** WHAT YOU ARE ASKED TO DO **
Do not repeat pictures. Repeat exactly the lines of the listing below from its first line through the line with "ax1.grid(False, which='major', axis='x')".

** DATA SHOWN **
** start **
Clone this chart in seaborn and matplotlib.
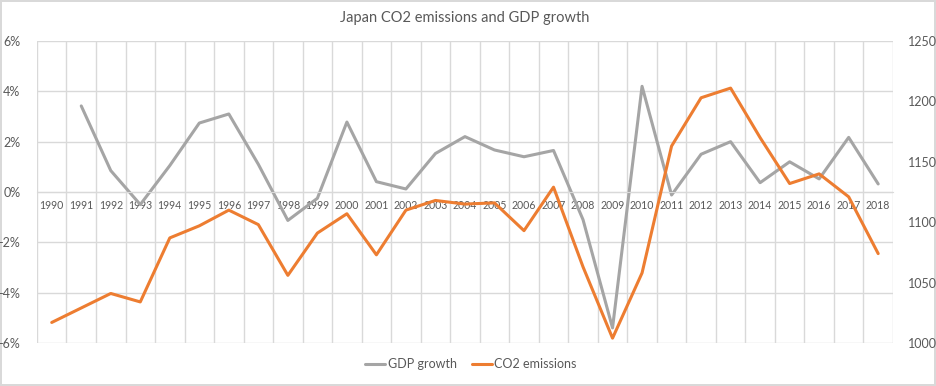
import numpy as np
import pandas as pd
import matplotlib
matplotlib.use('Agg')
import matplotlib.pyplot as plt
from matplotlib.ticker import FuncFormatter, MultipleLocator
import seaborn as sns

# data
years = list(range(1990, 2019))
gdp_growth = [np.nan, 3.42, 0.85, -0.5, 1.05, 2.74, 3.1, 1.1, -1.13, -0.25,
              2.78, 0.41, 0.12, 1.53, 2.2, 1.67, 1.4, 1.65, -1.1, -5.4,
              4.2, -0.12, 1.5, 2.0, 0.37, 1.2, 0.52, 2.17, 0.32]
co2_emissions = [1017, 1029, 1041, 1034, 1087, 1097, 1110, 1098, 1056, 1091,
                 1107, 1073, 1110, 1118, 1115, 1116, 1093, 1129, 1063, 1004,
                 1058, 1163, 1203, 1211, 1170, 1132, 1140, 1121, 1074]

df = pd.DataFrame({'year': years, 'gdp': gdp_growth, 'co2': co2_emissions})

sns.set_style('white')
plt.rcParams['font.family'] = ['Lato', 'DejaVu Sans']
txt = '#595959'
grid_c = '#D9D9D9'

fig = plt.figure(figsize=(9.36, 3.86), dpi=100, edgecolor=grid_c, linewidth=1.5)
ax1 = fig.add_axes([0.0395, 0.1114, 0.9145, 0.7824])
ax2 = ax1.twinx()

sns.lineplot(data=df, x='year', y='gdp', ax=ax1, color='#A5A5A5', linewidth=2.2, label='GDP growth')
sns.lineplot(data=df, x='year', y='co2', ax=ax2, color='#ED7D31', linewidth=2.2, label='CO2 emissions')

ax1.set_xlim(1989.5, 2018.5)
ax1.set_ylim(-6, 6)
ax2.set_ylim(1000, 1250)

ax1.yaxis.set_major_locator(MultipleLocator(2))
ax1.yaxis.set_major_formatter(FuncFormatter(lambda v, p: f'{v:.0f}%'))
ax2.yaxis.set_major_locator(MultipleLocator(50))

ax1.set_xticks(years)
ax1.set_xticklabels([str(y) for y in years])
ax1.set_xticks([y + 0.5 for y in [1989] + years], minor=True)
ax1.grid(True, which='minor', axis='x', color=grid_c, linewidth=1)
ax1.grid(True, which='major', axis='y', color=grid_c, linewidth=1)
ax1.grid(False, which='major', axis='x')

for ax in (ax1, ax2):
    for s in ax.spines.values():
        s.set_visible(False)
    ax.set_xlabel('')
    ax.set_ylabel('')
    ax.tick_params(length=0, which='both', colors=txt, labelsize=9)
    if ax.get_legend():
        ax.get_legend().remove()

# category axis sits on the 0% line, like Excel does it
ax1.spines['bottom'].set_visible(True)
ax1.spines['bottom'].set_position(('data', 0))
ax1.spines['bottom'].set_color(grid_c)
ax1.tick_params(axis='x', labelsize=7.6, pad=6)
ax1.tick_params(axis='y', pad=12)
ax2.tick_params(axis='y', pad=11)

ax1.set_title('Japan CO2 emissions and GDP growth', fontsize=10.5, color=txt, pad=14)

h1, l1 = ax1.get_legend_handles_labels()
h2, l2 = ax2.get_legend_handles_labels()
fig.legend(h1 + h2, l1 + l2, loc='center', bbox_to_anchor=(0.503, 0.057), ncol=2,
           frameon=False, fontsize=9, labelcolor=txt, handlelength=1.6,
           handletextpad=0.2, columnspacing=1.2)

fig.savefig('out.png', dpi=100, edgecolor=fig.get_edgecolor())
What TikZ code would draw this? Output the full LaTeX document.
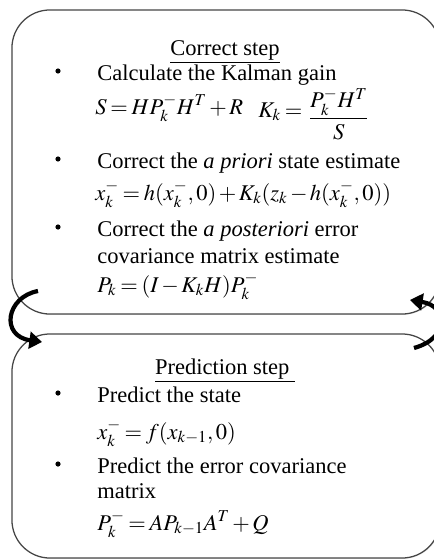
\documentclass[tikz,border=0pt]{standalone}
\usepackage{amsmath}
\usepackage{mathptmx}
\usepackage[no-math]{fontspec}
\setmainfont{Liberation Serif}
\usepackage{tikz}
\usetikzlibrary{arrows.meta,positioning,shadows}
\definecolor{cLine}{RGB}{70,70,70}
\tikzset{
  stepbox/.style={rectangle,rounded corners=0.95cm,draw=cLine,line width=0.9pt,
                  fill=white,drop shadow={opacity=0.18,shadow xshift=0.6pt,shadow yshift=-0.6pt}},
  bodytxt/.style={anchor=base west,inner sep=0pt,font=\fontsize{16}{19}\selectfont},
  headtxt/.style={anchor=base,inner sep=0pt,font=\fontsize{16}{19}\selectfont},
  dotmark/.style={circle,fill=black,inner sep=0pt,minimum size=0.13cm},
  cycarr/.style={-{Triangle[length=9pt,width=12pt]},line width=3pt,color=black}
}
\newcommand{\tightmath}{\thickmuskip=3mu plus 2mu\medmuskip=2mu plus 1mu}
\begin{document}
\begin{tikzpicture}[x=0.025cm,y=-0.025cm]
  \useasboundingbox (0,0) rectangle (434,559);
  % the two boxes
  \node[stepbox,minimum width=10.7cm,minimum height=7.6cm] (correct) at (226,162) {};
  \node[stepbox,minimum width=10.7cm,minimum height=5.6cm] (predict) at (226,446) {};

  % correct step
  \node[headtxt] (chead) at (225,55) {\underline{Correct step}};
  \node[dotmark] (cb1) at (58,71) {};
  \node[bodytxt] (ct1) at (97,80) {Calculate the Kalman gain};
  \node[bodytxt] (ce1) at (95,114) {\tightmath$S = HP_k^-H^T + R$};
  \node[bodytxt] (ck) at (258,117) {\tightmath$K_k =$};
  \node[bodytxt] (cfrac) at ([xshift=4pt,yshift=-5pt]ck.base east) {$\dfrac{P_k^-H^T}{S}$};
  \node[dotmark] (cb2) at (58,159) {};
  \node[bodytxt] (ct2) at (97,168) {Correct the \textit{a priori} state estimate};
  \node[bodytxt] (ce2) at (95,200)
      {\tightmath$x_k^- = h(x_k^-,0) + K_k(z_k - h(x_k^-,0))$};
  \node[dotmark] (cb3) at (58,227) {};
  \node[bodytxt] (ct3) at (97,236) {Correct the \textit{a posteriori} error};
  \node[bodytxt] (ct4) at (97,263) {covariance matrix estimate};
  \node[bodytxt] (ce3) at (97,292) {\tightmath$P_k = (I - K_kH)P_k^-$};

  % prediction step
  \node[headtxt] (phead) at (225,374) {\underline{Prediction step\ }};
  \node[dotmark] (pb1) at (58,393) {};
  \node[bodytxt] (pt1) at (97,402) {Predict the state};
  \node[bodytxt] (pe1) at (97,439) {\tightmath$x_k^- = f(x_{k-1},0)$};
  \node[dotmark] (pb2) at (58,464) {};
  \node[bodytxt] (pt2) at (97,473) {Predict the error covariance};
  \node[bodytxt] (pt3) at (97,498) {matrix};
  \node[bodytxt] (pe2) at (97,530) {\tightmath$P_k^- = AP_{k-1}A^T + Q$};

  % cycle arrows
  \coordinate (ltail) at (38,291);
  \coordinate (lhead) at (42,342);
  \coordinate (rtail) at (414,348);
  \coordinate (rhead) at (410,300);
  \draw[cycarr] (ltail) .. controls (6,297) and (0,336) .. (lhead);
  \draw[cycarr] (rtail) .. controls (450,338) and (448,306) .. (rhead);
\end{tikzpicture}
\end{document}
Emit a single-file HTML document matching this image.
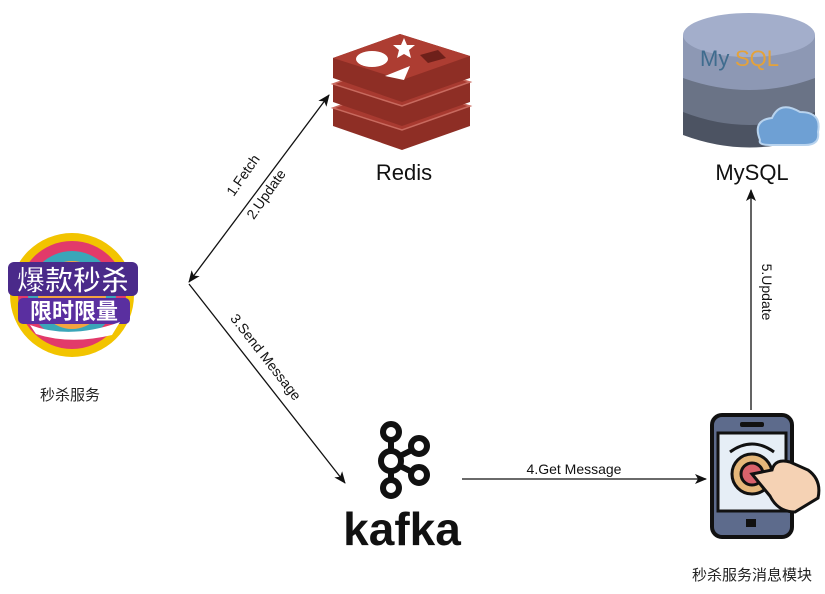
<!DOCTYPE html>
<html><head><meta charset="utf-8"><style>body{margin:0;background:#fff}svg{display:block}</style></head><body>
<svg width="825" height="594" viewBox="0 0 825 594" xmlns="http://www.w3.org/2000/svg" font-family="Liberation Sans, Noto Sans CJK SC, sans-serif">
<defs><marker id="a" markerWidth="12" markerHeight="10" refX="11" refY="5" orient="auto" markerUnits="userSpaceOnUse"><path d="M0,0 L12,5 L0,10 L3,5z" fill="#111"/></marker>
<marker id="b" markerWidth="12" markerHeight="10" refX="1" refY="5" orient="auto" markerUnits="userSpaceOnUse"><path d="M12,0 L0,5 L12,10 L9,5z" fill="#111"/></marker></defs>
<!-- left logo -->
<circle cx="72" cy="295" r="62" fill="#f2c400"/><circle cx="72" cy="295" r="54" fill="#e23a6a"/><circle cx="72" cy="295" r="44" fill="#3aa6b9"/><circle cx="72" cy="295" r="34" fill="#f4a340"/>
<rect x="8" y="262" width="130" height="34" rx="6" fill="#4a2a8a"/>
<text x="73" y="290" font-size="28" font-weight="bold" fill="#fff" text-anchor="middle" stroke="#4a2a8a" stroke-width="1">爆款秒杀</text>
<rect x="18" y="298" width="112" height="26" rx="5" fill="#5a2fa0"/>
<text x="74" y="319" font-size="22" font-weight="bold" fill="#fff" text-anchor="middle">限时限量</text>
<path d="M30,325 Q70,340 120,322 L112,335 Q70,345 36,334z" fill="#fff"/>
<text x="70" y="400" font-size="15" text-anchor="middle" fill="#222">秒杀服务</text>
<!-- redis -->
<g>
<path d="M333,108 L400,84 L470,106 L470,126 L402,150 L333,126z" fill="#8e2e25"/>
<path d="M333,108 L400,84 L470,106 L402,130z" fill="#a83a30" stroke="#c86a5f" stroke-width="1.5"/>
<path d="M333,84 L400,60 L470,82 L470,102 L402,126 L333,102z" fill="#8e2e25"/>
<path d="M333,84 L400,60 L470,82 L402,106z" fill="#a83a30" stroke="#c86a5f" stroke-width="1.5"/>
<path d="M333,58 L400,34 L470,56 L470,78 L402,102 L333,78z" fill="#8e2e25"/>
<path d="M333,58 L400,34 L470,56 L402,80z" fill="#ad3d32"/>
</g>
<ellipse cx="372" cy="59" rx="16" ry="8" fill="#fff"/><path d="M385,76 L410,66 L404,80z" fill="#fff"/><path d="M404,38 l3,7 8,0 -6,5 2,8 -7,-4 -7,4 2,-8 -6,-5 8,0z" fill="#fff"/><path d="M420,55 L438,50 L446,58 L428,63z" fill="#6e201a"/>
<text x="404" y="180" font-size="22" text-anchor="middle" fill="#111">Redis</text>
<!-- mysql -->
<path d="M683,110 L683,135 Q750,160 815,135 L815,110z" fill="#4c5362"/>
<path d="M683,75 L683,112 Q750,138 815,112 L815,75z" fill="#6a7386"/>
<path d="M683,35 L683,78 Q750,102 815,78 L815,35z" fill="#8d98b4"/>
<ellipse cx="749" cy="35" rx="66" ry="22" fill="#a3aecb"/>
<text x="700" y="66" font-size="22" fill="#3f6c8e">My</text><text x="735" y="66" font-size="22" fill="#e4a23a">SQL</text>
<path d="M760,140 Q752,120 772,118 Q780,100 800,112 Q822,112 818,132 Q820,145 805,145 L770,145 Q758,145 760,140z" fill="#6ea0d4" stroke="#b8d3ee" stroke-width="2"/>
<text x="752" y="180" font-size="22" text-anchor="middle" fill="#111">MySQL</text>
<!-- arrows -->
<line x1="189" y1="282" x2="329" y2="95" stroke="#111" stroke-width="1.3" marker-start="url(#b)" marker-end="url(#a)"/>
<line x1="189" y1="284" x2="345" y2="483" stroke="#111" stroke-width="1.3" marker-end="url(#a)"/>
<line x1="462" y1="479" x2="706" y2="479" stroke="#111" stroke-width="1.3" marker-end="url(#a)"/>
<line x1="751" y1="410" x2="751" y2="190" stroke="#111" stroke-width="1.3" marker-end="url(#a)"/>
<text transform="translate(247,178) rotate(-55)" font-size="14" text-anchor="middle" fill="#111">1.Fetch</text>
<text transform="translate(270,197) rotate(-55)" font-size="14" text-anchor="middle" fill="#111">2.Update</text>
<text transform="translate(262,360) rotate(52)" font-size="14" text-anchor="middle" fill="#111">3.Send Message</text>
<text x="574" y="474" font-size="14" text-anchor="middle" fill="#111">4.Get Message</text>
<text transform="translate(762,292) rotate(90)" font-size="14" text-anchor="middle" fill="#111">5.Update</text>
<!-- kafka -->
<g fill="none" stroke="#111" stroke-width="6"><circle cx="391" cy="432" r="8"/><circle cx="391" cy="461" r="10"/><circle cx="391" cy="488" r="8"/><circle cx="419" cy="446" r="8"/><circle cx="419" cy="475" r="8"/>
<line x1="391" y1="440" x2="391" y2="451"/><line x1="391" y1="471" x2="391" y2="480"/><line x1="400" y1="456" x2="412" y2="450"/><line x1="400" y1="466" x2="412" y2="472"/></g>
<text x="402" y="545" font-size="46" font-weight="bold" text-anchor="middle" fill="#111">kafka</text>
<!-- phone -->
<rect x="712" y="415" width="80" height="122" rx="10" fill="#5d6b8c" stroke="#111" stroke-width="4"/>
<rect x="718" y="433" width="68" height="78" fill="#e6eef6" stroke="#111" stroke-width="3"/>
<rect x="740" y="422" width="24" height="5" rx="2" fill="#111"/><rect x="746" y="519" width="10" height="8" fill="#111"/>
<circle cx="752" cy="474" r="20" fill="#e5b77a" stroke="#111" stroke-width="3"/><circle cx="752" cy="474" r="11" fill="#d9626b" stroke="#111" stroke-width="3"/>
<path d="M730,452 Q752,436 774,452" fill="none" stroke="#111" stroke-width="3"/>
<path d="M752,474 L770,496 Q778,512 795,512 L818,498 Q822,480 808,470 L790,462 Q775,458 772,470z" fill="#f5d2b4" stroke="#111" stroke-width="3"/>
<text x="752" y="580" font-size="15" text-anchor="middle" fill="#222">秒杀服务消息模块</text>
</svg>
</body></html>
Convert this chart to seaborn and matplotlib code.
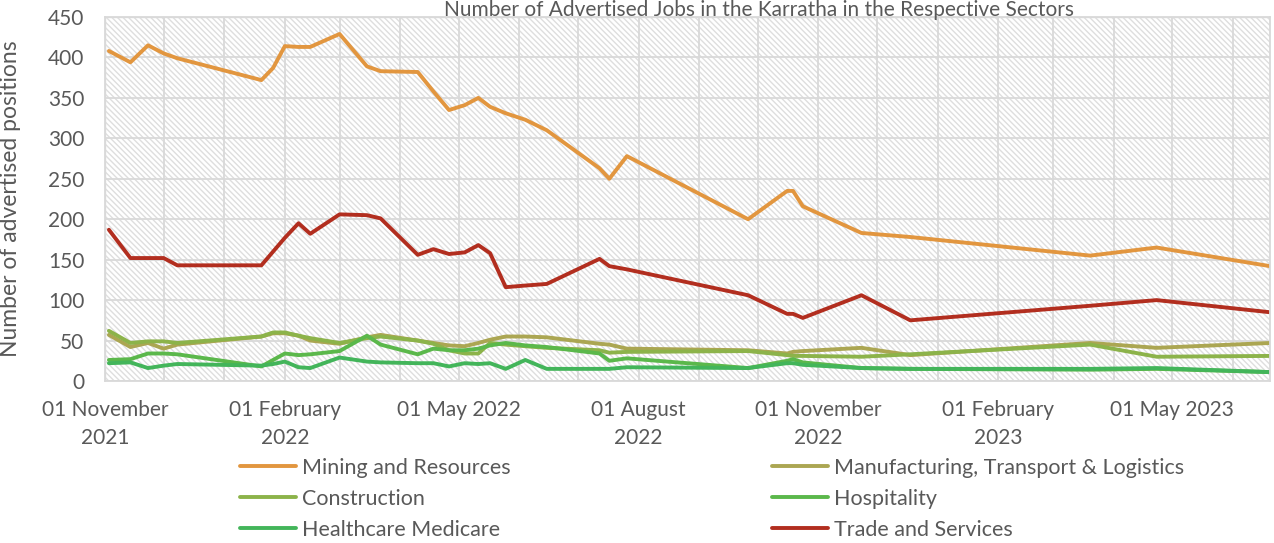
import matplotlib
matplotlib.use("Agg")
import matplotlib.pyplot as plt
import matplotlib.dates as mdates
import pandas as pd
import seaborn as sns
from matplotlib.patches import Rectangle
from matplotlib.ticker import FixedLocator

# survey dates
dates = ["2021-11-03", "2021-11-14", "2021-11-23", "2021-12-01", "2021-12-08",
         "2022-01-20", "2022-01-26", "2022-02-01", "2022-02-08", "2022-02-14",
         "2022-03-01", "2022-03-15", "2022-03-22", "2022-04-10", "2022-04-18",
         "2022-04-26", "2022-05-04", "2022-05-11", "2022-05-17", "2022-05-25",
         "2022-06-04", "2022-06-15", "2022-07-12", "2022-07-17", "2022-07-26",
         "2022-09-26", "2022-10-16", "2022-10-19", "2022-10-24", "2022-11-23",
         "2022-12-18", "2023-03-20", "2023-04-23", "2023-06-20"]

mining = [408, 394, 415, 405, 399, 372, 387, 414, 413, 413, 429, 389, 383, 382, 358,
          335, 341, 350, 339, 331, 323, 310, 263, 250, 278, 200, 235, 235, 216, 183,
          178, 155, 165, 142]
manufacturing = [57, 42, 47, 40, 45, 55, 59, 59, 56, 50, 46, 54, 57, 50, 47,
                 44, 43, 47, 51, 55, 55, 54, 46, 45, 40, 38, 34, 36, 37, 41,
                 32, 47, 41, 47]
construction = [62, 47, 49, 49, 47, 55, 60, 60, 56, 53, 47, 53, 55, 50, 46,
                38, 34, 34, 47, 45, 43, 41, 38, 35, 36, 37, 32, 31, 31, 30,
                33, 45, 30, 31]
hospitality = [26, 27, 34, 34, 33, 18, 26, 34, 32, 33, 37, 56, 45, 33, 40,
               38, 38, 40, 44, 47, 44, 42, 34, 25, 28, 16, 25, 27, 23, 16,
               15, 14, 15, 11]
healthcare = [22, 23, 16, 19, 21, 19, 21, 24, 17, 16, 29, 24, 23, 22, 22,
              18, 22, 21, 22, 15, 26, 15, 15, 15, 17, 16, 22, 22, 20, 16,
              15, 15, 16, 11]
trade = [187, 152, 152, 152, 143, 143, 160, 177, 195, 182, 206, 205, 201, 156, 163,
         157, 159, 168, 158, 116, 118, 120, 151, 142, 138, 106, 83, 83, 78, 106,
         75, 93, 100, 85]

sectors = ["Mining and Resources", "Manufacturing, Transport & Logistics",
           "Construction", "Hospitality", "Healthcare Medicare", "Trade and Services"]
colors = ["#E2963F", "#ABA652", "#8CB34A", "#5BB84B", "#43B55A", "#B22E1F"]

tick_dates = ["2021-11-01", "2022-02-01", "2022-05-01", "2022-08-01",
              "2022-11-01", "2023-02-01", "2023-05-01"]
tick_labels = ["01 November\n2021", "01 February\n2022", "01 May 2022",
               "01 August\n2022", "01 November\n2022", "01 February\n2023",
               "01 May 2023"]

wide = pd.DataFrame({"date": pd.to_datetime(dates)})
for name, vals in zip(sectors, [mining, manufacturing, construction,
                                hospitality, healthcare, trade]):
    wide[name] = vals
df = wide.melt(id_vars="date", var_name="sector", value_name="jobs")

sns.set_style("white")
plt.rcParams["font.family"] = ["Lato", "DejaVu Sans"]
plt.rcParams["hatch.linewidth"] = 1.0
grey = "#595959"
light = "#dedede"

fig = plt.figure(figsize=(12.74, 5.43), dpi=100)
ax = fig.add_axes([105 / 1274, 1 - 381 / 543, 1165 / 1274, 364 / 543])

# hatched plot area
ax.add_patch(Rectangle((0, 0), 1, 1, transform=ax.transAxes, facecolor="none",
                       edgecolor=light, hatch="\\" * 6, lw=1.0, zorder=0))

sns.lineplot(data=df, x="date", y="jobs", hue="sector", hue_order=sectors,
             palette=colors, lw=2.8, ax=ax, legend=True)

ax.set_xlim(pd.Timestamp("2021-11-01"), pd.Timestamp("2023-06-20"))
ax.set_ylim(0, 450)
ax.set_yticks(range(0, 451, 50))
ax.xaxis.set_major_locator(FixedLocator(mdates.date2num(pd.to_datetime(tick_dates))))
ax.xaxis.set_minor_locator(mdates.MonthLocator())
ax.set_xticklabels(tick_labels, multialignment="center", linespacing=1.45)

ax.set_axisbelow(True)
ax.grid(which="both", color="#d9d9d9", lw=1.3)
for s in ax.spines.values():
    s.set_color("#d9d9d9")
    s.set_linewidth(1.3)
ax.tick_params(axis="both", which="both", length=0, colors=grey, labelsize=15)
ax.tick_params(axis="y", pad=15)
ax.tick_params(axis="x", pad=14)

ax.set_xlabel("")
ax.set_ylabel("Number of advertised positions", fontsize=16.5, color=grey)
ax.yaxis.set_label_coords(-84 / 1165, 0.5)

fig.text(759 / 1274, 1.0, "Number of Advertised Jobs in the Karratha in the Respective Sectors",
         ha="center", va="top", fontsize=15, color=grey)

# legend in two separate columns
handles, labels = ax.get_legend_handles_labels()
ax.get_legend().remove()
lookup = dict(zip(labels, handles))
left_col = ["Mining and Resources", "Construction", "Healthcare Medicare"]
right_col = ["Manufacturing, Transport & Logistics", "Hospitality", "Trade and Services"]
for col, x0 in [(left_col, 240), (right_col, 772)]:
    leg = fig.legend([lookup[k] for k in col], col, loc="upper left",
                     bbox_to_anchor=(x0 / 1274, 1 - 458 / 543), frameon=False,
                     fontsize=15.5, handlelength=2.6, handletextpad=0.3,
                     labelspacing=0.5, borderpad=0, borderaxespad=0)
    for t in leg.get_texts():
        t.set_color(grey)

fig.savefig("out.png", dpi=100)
** end **
** REPLY **
Clone this chart in seaborn and matplotlib.
import numpy as np
import pandas as pd
import matplotlib
matplotlib.use('Agg')
import matplotlib.pyplot as plt
from matplotlib.ticker import FuncFormatter, MultipleLocator
import seaborn as sns

# data
years = list(range(1990, 2019))
gdp_growth = [np.nan, 3.42, 0.85, -0.5, 1.05, 2.74, 3.1, 1.1, -1.13, -0.25,
              2.78, 0.41, 0.12, 1.53, 2.2, 1.67, 1.4, 1.65, -1.1, -5.4,
              4.2, -0.12, 1.5, 2.0, 0.37, 1.2, 0.52, 2.17, 0.32]
co2_emissions = [1017, 1029, 1041, 1034, 1087, 1097, 1110, 1098, 1056, 1091,
                 1107, 1073, 1110, 1118, 1115, 1116, 1093, 1129, 1063, 1004,
                 1058, 1163, 1203, 1211, 1170, 1132, 1140, 1121, 1074]

df = pd.DataFrame({'year': years, 'gdp': gdp_growth, 'co2': co2_emissions})

sns.set_style('white')
plt.rcParams['font.family'] = ['Lato', 'DejaVu Sans']
txt = '#595959'
grid_c = '#D9D9D9'

fig = plt.figure(figsize=(9.36, 3.86), dpi=100, edgecolor=grid_c, linewidth=1.5)
ax1 = fig.add_axes([0.0395, 0.1114, 0.9145, 0.7824])
ax2 = ax1.twinx()

sns.lineplot(data=df, x='year', y='gdp', ax=ax1, color='#A5A5A5', linewidth=2.2, label='GDP growth')
sns.lineplot(data=df, x='year', y='co2', ax=ax2, color='#ED7D31', linewidth=2.2, label='CO2 emissions')

ax1.set_xlim(1989.5, 2018.5)
ax1.set_ylim(-6, 6)
ax2.set_ylim(1000, 1250)

ax1.yaxis.set_major_locator(MultipleLocator(2))
ax1.yaxis.set_major_formatter(FuncFormatter(lambda v, p: f'{v:.0f}%'))
ax2.yaxis.set_major_locator(MultipleLocator(50))

ax1.set_xticks(years)
ax1.set_xticklabels([str(y) for y in years])
ax1.set_xticks([y + 0.5 for y in [1989] + years], minor=True)
ax1.grid(True, which='minor', axis='x', color=grid_c, linewidth=1)
ax1.grid(True, which='major', axis='y', color=grid_c, linewidth=1)
ax1.grid(False, which='major', axis='x')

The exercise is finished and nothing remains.